8.2. If PBT is providing backup services, they will be subject to the PBT Managed Online Backup Terms and Conditions published on our website.

9. Client Data Security

9.1.    PBT takes client data security seriously and takes a multi-layered approach to infrastructure and data security, which is detailed in our Data Security Policy.

9.2.    Please review our Data Security Policy for Client Data on our website.

9.3.    Your use of our services signifies your acceptance of our Data Security Policy.

9.4.    If you do not agree with any aspect of our data security policy, please refrain from using our services and contact us on 1300 720 767 to discuss the matter.

10. Employee Solicitation/Hiring

10.1.    Neither party will directly or indirectly solicit or offer employment to or hire any employee, former employee, subcontractor, or former subcontractor of the other.

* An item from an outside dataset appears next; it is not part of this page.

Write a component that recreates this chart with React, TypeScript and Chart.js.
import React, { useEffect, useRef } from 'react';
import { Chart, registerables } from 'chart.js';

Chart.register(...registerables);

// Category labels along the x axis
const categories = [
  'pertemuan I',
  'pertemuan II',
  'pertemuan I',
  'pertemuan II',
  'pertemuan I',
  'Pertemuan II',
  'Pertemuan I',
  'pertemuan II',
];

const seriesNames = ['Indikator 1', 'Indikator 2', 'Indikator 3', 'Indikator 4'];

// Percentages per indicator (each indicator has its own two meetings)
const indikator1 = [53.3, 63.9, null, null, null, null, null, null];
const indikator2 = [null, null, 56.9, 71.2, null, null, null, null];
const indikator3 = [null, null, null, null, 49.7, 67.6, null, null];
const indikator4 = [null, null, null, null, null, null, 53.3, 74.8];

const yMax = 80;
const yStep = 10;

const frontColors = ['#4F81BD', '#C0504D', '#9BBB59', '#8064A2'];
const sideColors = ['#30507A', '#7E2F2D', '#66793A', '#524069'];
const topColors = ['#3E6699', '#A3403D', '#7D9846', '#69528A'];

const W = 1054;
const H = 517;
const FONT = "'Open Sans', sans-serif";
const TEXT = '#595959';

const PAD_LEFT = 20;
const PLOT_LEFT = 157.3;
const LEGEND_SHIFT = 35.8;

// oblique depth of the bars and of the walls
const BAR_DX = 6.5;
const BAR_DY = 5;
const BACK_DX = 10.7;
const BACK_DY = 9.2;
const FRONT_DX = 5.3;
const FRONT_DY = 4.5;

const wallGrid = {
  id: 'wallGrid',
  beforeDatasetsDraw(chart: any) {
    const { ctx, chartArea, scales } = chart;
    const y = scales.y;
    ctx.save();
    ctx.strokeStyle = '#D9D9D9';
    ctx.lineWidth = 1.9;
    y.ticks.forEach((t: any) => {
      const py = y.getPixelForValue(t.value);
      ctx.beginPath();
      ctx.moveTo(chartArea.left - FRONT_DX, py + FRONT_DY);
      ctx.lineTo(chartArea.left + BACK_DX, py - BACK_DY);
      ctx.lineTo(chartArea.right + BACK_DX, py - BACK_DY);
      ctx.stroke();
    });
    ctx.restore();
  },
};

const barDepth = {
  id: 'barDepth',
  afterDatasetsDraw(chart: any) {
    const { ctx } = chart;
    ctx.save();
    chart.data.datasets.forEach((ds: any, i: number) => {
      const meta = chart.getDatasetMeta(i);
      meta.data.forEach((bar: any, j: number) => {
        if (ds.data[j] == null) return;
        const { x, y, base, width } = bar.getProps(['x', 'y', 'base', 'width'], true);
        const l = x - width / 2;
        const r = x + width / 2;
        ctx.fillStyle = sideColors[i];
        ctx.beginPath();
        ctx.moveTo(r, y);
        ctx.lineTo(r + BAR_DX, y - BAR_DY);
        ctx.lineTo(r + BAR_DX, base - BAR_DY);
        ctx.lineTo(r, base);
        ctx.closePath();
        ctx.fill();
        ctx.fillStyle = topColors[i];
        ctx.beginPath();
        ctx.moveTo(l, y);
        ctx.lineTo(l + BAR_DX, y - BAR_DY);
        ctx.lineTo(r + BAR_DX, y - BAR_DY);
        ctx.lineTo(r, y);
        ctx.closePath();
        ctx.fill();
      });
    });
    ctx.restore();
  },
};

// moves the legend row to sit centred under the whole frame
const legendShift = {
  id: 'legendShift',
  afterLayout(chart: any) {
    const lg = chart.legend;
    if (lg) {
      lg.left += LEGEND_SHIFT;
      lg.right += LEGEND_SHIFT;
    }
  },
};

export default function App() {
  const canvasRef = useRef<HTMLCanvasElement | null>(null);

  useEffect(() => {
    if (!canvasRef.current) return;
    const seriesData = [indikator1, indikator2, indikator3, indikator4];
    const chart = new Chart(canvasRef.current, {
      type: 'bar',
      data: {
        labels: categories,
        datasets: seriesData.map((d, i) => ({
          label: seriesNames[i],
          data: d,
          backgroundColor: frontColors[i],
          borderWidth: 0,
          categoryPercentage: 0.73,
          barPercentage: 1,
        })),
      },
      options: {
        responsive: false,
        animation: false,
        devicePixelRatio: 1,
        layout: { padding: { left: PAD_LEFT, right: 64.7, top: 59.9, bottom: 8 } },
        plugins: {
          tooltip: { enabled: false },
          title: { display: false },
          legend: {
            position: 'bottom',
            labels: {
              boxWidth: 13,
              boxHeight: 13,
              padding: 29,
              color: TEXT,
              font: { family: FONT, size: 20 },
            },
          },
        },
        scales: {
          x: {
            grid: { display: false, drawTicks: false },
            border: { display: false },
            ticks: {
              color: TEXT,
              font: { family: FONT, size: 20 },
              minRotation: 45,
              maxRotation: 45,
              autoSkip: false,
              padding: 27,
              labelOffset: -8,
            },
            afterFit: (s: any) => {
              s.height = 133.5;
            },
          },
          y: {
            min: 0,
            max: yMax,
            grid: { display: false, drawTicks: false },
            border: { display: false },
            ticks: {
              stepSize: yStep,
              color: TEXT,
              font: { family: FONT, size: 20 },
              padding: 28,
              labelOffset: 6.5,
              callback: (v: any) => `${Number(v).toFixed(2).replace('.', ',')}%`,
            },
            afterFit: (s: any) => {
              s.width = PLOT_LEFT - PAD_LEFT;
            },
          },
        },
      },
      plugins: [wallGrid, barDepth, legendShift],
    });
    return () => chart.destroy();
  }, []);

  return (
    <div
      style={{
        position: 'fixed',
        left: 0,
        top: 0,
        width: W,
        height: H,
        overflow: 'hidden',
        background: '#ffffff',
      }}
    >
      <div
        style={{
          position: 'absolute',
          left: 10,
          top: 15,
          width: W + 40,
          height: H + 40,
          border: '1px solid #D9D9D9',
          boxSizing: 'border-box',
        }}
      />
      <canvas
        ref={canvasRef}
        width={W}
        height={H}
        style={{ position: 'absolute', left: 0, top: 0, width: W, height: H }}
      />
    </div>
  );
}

The terms “former employee” and “former subcontractor” will include only those employees or subcontractors of either party who were employed or utilized by that party within six (6) months immediately prior to the alleged violation.

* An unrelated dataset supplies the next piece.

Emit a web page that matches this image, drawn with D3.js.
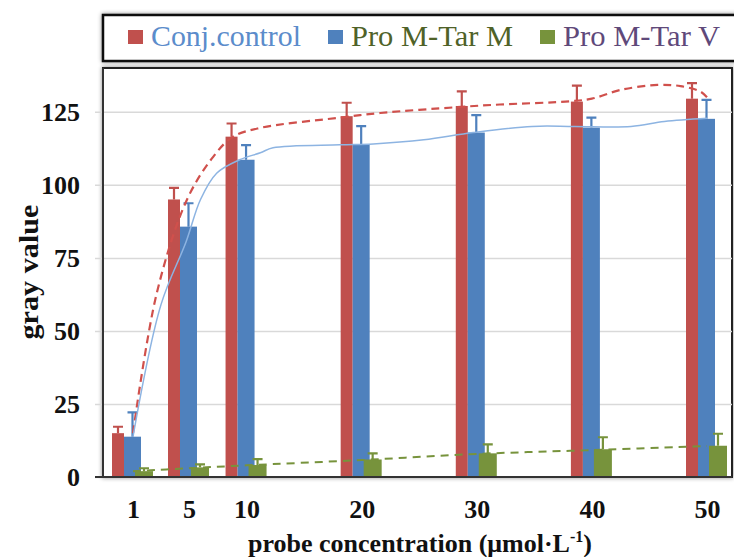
<!DOCTYPE html>
<html>
<head>
<meta charset="utf-8">
<script src="https://cdn.jsdelivr.net/npm/d3@7"></script>
<style>
    body { margin: 0; background: #fff; }
    svg { display: block; font-family: "Liberation Serif", "Times New Roman", serif; }
</style>
</head>
<body>
<svg id="chart" width="734" height="557"></svg>
<script>
// data
let concentrations = [1, 5, 10, 20, 30, 40, 50];
let seriesNames = ["Conj.control", "Pro M-Tar M", "Pro M-Tar V"];
let conjValues = [15, 95, 116.5, 123.5, 127, 128.5, 129.5];
let conjErrors = [2.2, 4, 4.5, 4.6, 5, 5.5, 5.3];
let tarMValues = [13.8, 85.7, 108.6, 113.8, 117.9, 119.6, 122.6];
let tarMErrors = [8.3, 8, 5, 6.3, 6, 3.4, 6.5];
let tarVValues = [2, 3.3, 4.1, 6, 8.1, 9.5, 10.7];
let tarVErrors = [1, 1, 2, 2.1, 3.1, 4.1, 4.1];

// trend curves, [concentration, gray value]
let conjTrend = [[1, 15], [2.7, 63], [4.86, 95], [7.1, 109.6], [8.8, 116.4], [11.2, 119.5], [18.1, 123],
    [21.6, 124.6], [28.3, 126.6], [32, 127.5], [38.1, 128.6], [40, 129.5], [42.5, 132.5], [45.7, 134.2],
    [47.7, 133.8], [49.4, 132], [50, 130]];
let tarMTrend = [[1, 13.8], [3, 59], [4.8, 80.6], [6, 95], [7.4, 104], [9.4, 108.6], [11.2, 111], [12.3, 112.7],
    [18.1, 113.7], [21, 114], [25.4, 115.4], [29.7, 117.9], [34.8, 120], [38.5, 120], [43.4, 120],
    [46.3, 121.7], [50, 122.8]];
let tarVTrend = [[1, 2], [5, 3], [10, 4], [20, 5.8], [30, 7.9], [40, 9.2], [50, 10.6]];

let yTicks = [0, 25, 50, 75, 100, 125];

let colours = ["#c0504d", "#4f81bd", "#77933c"];
let legendTextColours = ["#5b8ccb", "#4f6228", "#5f497a"];

let svg = d3.select("#chart");
let plotLeft = 103, plotRight = 732, plotTop = 68, plotBottom = 477;

// shadow for the boxes
let defs = svg.append("defs");
defs.append("filter").attr("id", "shadow")
    .attr("x", "-10%").attr("y", "-30%").attr("width", "120%").attr("height", "160%")
    .append("feDropShadow")
    .attr("dx", 0).attr("dy", 0).attr("stdDeviation", 2)
    .attr("flood-color", "#000").attr("flood-opacity", 0.45);

// scales: the x axis is stretched a little between 1 and 5
let x = d3.scaleLinear()
    .domain([1, 5, 50])
    .range([133, 189, 707]);
let y = d3.scaleLinear()
    .domain([0, 140])
    .range([plotBottom, plotTop]);

// legend box
svg.append("rect")
    .attr("x", 103).attr("y", 15).attr("width", 660).attr("height", 46)
    .attr("fill", "#fff").attr("stroke", "#111").attr("stroke-width", 2.5)
    .attr("filter", "url(#shadow)");
let legendX = [128, 328, 540];
let legendWidths = [150, 162, 157];
let legend = svg.selectAll(".legend")
    .data(seriesNames).enter()
    .append("g")
    .attr("class", "legend")
    .attr("transform", (d, i) => "translate(" + legendX[i] + ",30)");
legend.append("rect")
    .attr("width", 15).attr("height", 14)
    .attr("fill", (d, i) => colours[i]);
legend.append("text")
    .attr("x", 23).attr("y", 16)
    .attr("font-size", 30)
    .attr("textLength", (d, i) => legendWidths[i])
    .attr("lengthAdjust", "spacingAndGlyphs")
    .attr("fill", (d, i) => legendTextColours[i])
    .text(d => d);

// plot frame
svg.append("rect")
    .attr("x", plotLeft).attr("y", plotTop)
    .attr("width", plotRight - plotLeft).attr("height", plotBottom - plotTop)
    .attr("fill", "#fff").attr("stroke", "#222").attr("stroke-width", 2)
    .attr("filter", "url(#shadow)");

// grid lines and y axis
let axisY = d3.axisLeft(y)
    .tickValues(yTicks)
    .tickSize(-(plotRight - plotLeft) - 8)
    .tickFormat(d3.format("d"));
let gy = svg.append("g")
    .attr("transform", "translate(" + (plotLeft - 8) + ",0)")
    .call(axisY);
gy.select(".domain").remove();
gy.selectAll(".tick line").attr("stroke", "#d9d9d9").attr("stroke-width", 1.5);
gy.selectAll(".tick text")
    .attr("x", -15)
    .attr("font-family", "Liberation Serif")
    .attr("font-size", 26).attr("font-weight", "bold").attr("fill", "#111");

// bars
let groups = [
    {values: conjValues, errors: conjErrors, offset: -21, width: 12},
    {values: tarMValues, errors: tarMErrors, offset: -9, width: 17},
    {values: tarVValues, errors: tarVErrors, offset: 2, width: 18}
];

groups.forEach(function(g, i) {
    let rows = concentrations.map((c, j) => ({c: c, v: g.values[j], e: g.errors[j]}));
    let layer = svg.append("g");
    layer.selectAll("rect")
        .data(rows).enter()
        .append("rect")
        .attr("x", d => x(d.c) + g.offset)
        .attr("y", d => y(d.v))
        .attr("width", g.width)
        .attr("height", d => y(0) - y(d.v))
        .attr("fill", colours[i]);
    // upper error bars
    layer.selectAll(".err")
        .data(rows).enter()
        .append("path")
        .attr("class", "err")
        .attr("d", function(d) {
            let cx = x(d.c) + g.offset + g.width / 2;
            return "M" + cx + "," + y(d.v) + "V" + y(d.v + d.e) + "M" + (cx - 5) + "," + y(d.v + d.e) + "H" + (cx + 5);
        })
        .attr("stroke", colours[i]).attr("stroke-width", 2.2).attr("fill", "none");
});

// trend curves
let line = d3.line()
    .x(d => x(d[0]))
    .y(d => y(d[1]))
    .curve(d3.curveCatmullRom);

svg.append("path").datum(conjTrend)
    .attr("d", line).attr("fill", "none")
    .attr("stroke", "#d0504c").attr("stroke-width", 2.2).attr("stroke-dasharray", "8,5");
svg.append("path").datum(tarMTrend)
    .attr("d", line).attr("fill", "none")
    .attr("stroke", "#8db4e2").attr("stroke-width", 1.5);
svg.append("path").datum(tarVTrend)
    .attr("d", line).attr("fill", "none")
    .attr("stroke", "#77933c").attr("stroke-width", 2).attr("stroke-dasharray", "8,6");

// left and bottom axis lines
svg.append("line")
    .attr("x1", plotLeft).attr("x2", plotLeft).attr("y1", plotTop).attr("y2", plotBottom)
    .attr("stroke", "#333").attr("stroke-width", 2);
let axisX = d3.axisBottom(x)
    .tickValues(concentrations)
    .tickSize(0)
    .tickPadding(23)
    .tickFormat(d3.format("d"));
let gx = svg.append("g")
    .attr("transform", "translate(0," + plotBottom + ")")
    .call(axisX);
gx.select(".domain").remove();
gx.selectAll(".tick text")
    .attr("font-family", "Liberation Serif")
    .attr("font-size", 26).attr("font-weight", "bold").attr("fill", "#111");
svg.append("line")
    .attr("x1", plotLeft - 8).attr("x2", plotRight).attr("y1", plotBottom).attr("y2", plotBottom)
    .attr("stroke", "#333").attr("stroke-width", 2);

// axis titles
svg.append("text")
    .attr("transform", "translate(38,272) rotate(-90)")
    .attr("text-anchor", "middle")
    .attr("font-size", 28).attr("font-weight", "bold").attr("fill", "#111")
    .attr("textLength", 135).attr("lengthAdjust", "spacingAndGlyphs")
    .text("gray value");
let xTitle = svg.append("text")
    .attr("x", 420).attr("y", 552)
    .attr("text-anchor", "middle")
    .attr("font-size", 26).attr("font-weight", "bold").attr("fill", "#111")
    .text("probe concentration (μmol·L");
xTitle.append("tspan").attr("dy", -10).attr("font-size", 16).text("-1");
xTitle.append("tspan").attr("dy", 10).text(")");
</script>
</body>
</html>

10.2.    In the event this clause is breached by either party, the breaching party agrees to pay the other party a monetary sum equal to that of 6 months of the employee’s annual base salary as recorded in the last 12 months that the non-violating party employed the employee. This clause is enforceable by either party even after the business relationship has been terminated for a period of 1 year.

11. Hardware and Hardware Related Software Sales

11.1.   Where PBT sells Hardware & Hardware Related Software (Operating Systems, MS Office, Backup Software, Security Software), it does so on a COD basis only.

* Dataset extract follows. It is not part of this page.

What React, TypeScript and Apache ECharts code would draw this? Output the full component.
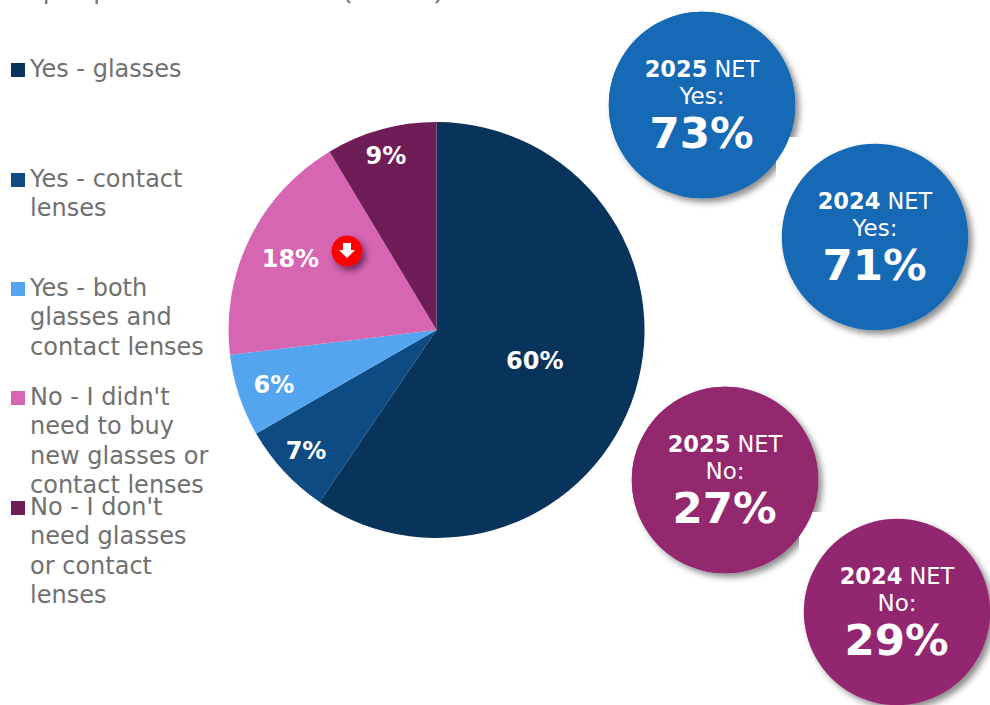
import React, { useEffect, useRef } from "react";
import * as echarts from "echarts";

const FONT = "'DejaVu Sans', Verdana, sans-serif";

const categories = [
  "Yes - glasses",
  "Yes - contact lenses",
  "Yes - both glasses and contact lenses",
  "No - I didn't need to buy new glasses or contact lenses",
  "No - I don't need glasses or contact lenses",
];
const legendLines = [
  ["Yes - glasses"],
  ["Yes - contact", "lenses"],
  ["Yes - both", "glasses and", "contact lenses"],
  ["No - I didn't", "need to buy", "new glasses or", "contact lenses"],
  ["No - I don't", "need glasses", "or contact", "lenses"],
];
const values = [59.5, 7.2, 6.4, 18.3, 8.6];
const colors = ["#08335A", "#0E4B83", "#53A5EF", "#D665B2", "#6E1D56"];
const legendY = [69, 179, 288, 397, 507];
// label nudges outward from the default mid-radius position
const labelOffsets = [
  [-4, 0],
  [-52, 48],
  [-61, 21],
  [-50, -24],
  [-22, -71],
];

const netYears = ["2025", "2024", "2025", "2024"];
const netKinds = ["Yes:", "Yes:", "No:", "No:"];
const netValues = ["73%", "71%", "27%", "29%"];
const netColors = ["#1569B5", "#1569B5", "#93286F", "#93286F"];
const netCenters = [
  [702, 105],
  [875, 237],
  [725, 480],
  [897, 612],
];
const R = 93.2;
const SHADOW = {
  shadowBlur: 6,
  shadowOffsetX: 4,
  shadowOffsetY: 4,
  shadowColor: "rgba(0,0,0,0.45)",
};

function buildGraphics() {
  const g: any[] = [];
  // clipped heading remnants at the very top of the picture
  [46, 96.5].forEach((x) =>
    g.push({ type: "rect", shape: { x: x - 1, y: 0, width: 2.4, height: 4 }, style: { fill: "#7a7a7a" } })
  );
  g.push({ type: "polyline", shape: { points: [[347, 0], [350, 3]] }, style: { stroke: "#7a7a7a", lineWidth: 2, fill: "none" } });
  g.push({ type: "polyline", shape: { points: [[436, 3], [439, 0]] }, style: { stroke: "#7a7a7a", lineWidth: 2, fill: "none" } });

  legendLines.forEach((lines, i) => {
    g.push({
      type: "rect",
      shape: { x: 11, y: legendY[i] - 6, width: 14, height: 14 },
      style: { fill: colors[i] },
    });
    g.push({
      type: "text",
      x: 30,
      y: legendY[i] - 14.5,
      style: {
        text: lines.join("\n"),
        font: `24px ${FONT}`,
        lineHeight: 29.3,
        fill: "#707070",
        verticalAlign: "top",
        textVerticalAlign: "top",
      },
    });
  });

  // red down-arrow badge
  g.push({
    type: "circle",
    shape: { cx: 347, cy: 251, r: 15.5 },
    style: { fill: "#FF0000", shadowBlur: 6, shadowOffsetX: 3, shadowOffsetY: 4, shadowColor: "rgba(40,0,40,0.6)" },
  });
  g.push({
    type: "polygon",
    shape: { points: [[343, 243], [351, 243], [351, 250], [355, 250], [347, 258], [339, 250], [343, 250]] },
    style: { fill: "#FFFFFF" },
  });

  netCenters.forEach(([cx, cy], i) => {
    g.push({ type: "circle", shape: { cx, cy, r: R }, style: { fill: netColors[i], ...SHADOW } });
    if (i % 2 === 0) {
      // the next badge's white box hides this badge's shadow
      g.push({ type: "rect", shape: { x: cx + 74, y: cy + 32, width: 90, height: 90 }, style: { fill: "#FFFFFF" } });
      g.push({ type: "circle", shape: { cx, cy, r: R }, style: { fill: netColors[i] } });
    }
    g.push({
      type: "text",
      x: cx,
      y: cy - 36,
      style: {
        rich: {
          b: { font: `bold 22.5px ${FONT}`, fill: "#FFFFFF" },
          r: { font: `22.5px ${FONT}`, fill: "#FFFFFF" },
        },
        text: `{b|${netYears[i]}}{r| NET}`,
        align: "center",
        verticalAlign: "middle",
      },
    });
    g.push({
      type: "text",
      x: cx,
      y: cy - 9,
      style: { text: netKinds[i], font: `23px ${FONT}`, fill: "#FFFFFF", align: "center", verticalAlign: "middle" },
    });
    g.push({
      type: "text",
      x: cx - 0.5,
      y: cy + 28,
      style: { text: netValues[i], font: `bold 43.5px ${FONT}`, fill: "#FFFFFF", align: "center", verticalAlign: "middle" },
    });
  });
  return g.map((el) => ({ ...el, z: 10 }));
}

export default function App() {
  const ref = useRef<HTMLDivElement>(null);
  useEffect(() => {
    document.body.style.margin = "0";
    const chart = echarts.init(ref.current!, null, { renderer: "svg" });
    chart.setOption({
      animation: false,
      backgroundColor: "#FFFFFF",
      color: colors,
      series: [
        {
          type: "pie",
          center: [436.5, 330],
          radius: [0, 208],
          startAngle: 90,
          clockwise: true,
          silent: true,
          data: categories.map((name, i) => ({ name, value: values[i] })),
          label: {
            show: true,
            position: "inside",
            formatter: (p: any) => `${Math.round(p.value)}%`,
            color: "#FFFFFF",
            fontFamily: FONT,
            fontWeight: "bold",
            fontSize: 24,
          },
          labelLine: { show: false },
          labelLayout: (p: any) => ({ dx: labelOffsets[p.dataIndex][0], dy: labelOffsets[p.dataIndex][1] }),
        },
      ],
      graphic: { elements: buildGraphics() },
    });
    return () => chart.dispose();
  }, []);
  return <div ref={ref} style={{ width: 990, height: 705 }} />;
}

11.2.   PBT will notify the client in advance of the date of delivery and payment is required to be made on the day of delivery.

11.3.   If Hardware & Hardware Related Software is being financed externally, PBT must be advised in advance, and contact details of the financing provided on request. Goods and services will be provided on receipt of the approved financial documentation.

12. Limitation of Liability

12.1.    Neither party will be liable to the other for special, indirect, or consequential damages incurred or suffered by the other arising as a result of, or related to, the performance of either party, whether in contract, tort or otherwise, even if the other has been advised of the possibility of such loss or damages.

12.2.    The Client will indemnify and hold PBT harmless against any claims incurred by PBT   arising out of or in conjunction with the client project or services.

12.3.    PBT’s total liability under this agreement with respect to the services, regardless of cause or theory of recovery, will not exceed the total amount of fees paid by the Client for the products and / or services provided.

13. Termination of this Agreement

13.1.    This Agreement may be terminated by the Client at any time by providing PBT with one month’s written notice.